Simultaneous Application of Exhaust Gas Recirculation and Non-Constant Injection Rates to Reduce NOx and Soot Emissions in Diesel Engines

Abstract

A combination of EGR and variation of injection rate has been used to keep both NOx and soot emissions at an acceptable level. To do so, a two-dimensional multi-zone phenomenological diesel engine combustion model has been developed. The model consists of several sub-models for spray development, fuel atomization, evaporation, combustion, and emission formation. The fuel spray is divided into several small packets called zones, and consequently, the equations for conservation of mass and energy are solved for each individual zone at each time step, from which the cylinder temperature and pressure are calculated. Additionally, the formation of emissions is tracked as soon as the combustion starts. Moreover, parallel processing programming techniques have been utilized, which reduce the computational time of the model considerably, making it a fast and reliable tool for combustion simulation. Using the model, different rates of EGR are applied, which as expected shows a noticeable decrease in NOx emissions. Thanks to the modular design of the model, injection profile can be changed easily. Instead of using a constant rate injection, three different injection patterns are used.
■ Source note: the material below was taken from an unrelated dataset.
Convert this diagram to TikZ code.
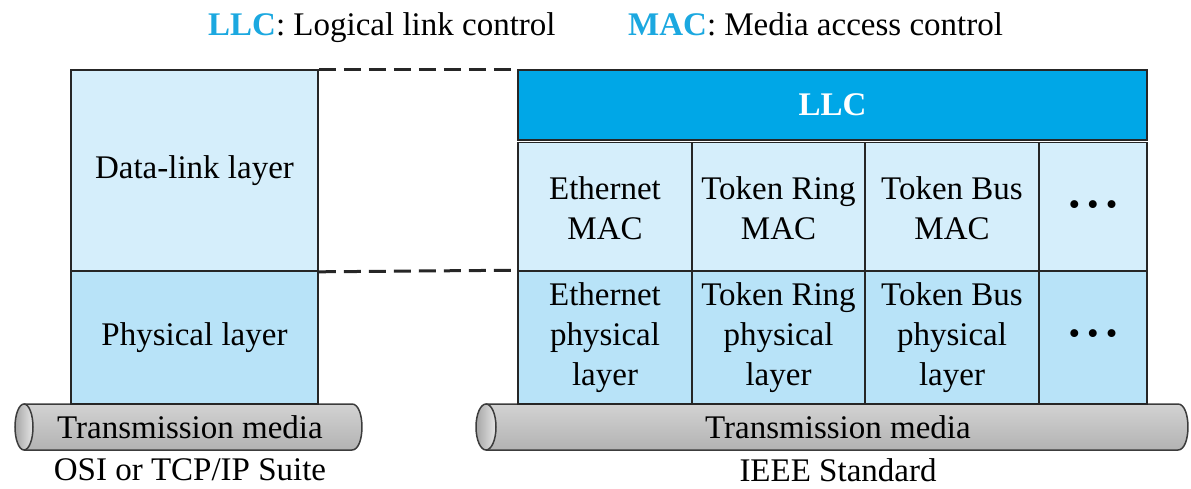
\documentclass[tikz,border=0pt]{standalone}
\usepackage{fontspec}
\setmainfont{Liberation Serif}
\newfontfamily\tnrfont{Liberation Serif}
\definecolor{dlfill}{RGB}{213,238,251}
\definecolor{phfill}{RGB}{184,227,248}
\definecolor{llcfill}{RGB}{0,167,231}
\definecolor{llctext}{RGB}{27,168,224}
\definecolor{cylline}{RGB}{60,60,60}
\begin{document}
\begin{tikzpicture}[x=1pt,y=-1pt,
  txt/.style={font=\tnrfont\fontsize{33}{40}\selectfont, align=center, inner sep=0pt},
  cell/.style={txt, draw=black!85, line width=1.6pt, rectangle},
  dl/.style={cell, fill=dlfill},
  ph/.style={cell, fill=phfill},
  dashconn/.style={draw=black!85, line width=3pt, dash pattern=on 17pt off 8pt},
  cylbody/.style={top color=gray!35, middle color=gray!5, bottom color=gray!60},
  cylcap/.style={left color=gray!70, right color=gray!20},
  cyledge/.style={draw=cylline, line width=1.5pt}
]
\useasboundingbox (0,0) rectangle (1191,488);

% header
\node[txt, anchor=base west] (hdr1) at (208,35) {\textcolor{llctext}{\textbf{LLC}}: Logical link control};
\node[txt, anchor=base west] (hdr2) at (628,35) {\textcolor{llctext}{\textbf{MAC}}: Media access control};

% cylinders
\shade[cylbody] (24,404) -- (352,404) .. controls (365.3,404) and (365.3,450) .. (352,450) -- (24,450) -- cycle;
\draw[cyledge] (24,404) -- (352,404) .. controls (365.3,404) and (365.3,450) .. (352,450) -- (24,450);
\shade[cylcap] (24,427) ellipse (9 and 23);
\draw[cyledge] (24,427) ellipse (9 and 23);

\shade[cylbody] (486,404) -- (1178,404) .. controls (1191.3,404) and (1191.3,450) .. (1178,450) -- (486,450) -- cycle;
\draw[cyledge] (486,404) -- (1178,404) .. controls (1191.3,404) and (1191.3,450) .. (1178,450) -- (486,450);
\shade[cylcap] (486,427) ellipse (10 and 23);
\draw[cyledge] (486,427) ellipse (10 and 23);

\node[txt] (tm1) at (190,427) {Transmission media};
\node[txt] (tm2) at (838,427) {Transmission media};
\node[txt] (osi) at (190,470) {OSI or TCP/IP Suite};
\node[txt] (ieee) at (838,470) {IEEE Standard};

% left stack
\node[dl, minimum width=247, minimum height=201] (dll) at (194.5,170.5) {Data-link layer};
\node[ph, minimum width=247, minimum height=133] (phl) at (194.5,337.5) {Physical layer};

% right stack
\node[cell, fill=llcfill, minimum width=629, minimum height=70, text=white] (llc) at (832.5,105) {\textbf{LLC}};
\node[dl, minimum width=174, minimum height=131] (mac1) at (605,208) {Ethernet\\MAC};
\node[dl, minimum width=173, minimum height=131] (mac2) at (778.5,208) {Token Ring\\MAC};
\node[dl, minimum width=174, minimum height=131] (mac3) at (952,208) {Token Bus\\MAC};
\node[dl, minimum width=108, minimum height=131] (mac4) at (1093,208) {\textbullet\hspace{7pt}\textbullet\hspace{7pt}\textbullet};
\node[ph, minimum width=174, minimum height=133] (phy1) at (605,337.5) {Ethernet\\physical\\layer};
\node[ph, minimum width=173, minimum height=133] (phy2) at (778.5,337.5) {Token Ring\\physical\\layer};
\node[ph, minimum width=174, minimum height=133] (phy3) at (952,337.5) {Token Bus\\physical\\layer};
\node[ph, minimum width=108, minimum height=133] (phy4) at (1093,337.5) {\textbullet\hspace{7pt}\textbullet\hspace{7pt}\textbullet};

% dashed correspondence lines
\draw[dashconn] (dll.north east) -- (llc.north west);
\draw[dashconn] (dll.south east) -- (phy1.north west);
\end{tikzpicture}
\end{document}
First, an upward step profile is used, in which fuel is initially injected with a lower and then with a higher rate. After that, a downward step profile was applied, which injects the fuel first with a lower and then a higher rate. Finally, a combination of the above profiles is used, i.e., the fuel is injected initially at a low rate, and then, the injection rate is increased, and finally decreased again. It is shown that use of EGR with a combined injection pattern at the same time can keep the NOx and soot emissions of the diesel engine at an acceptable level.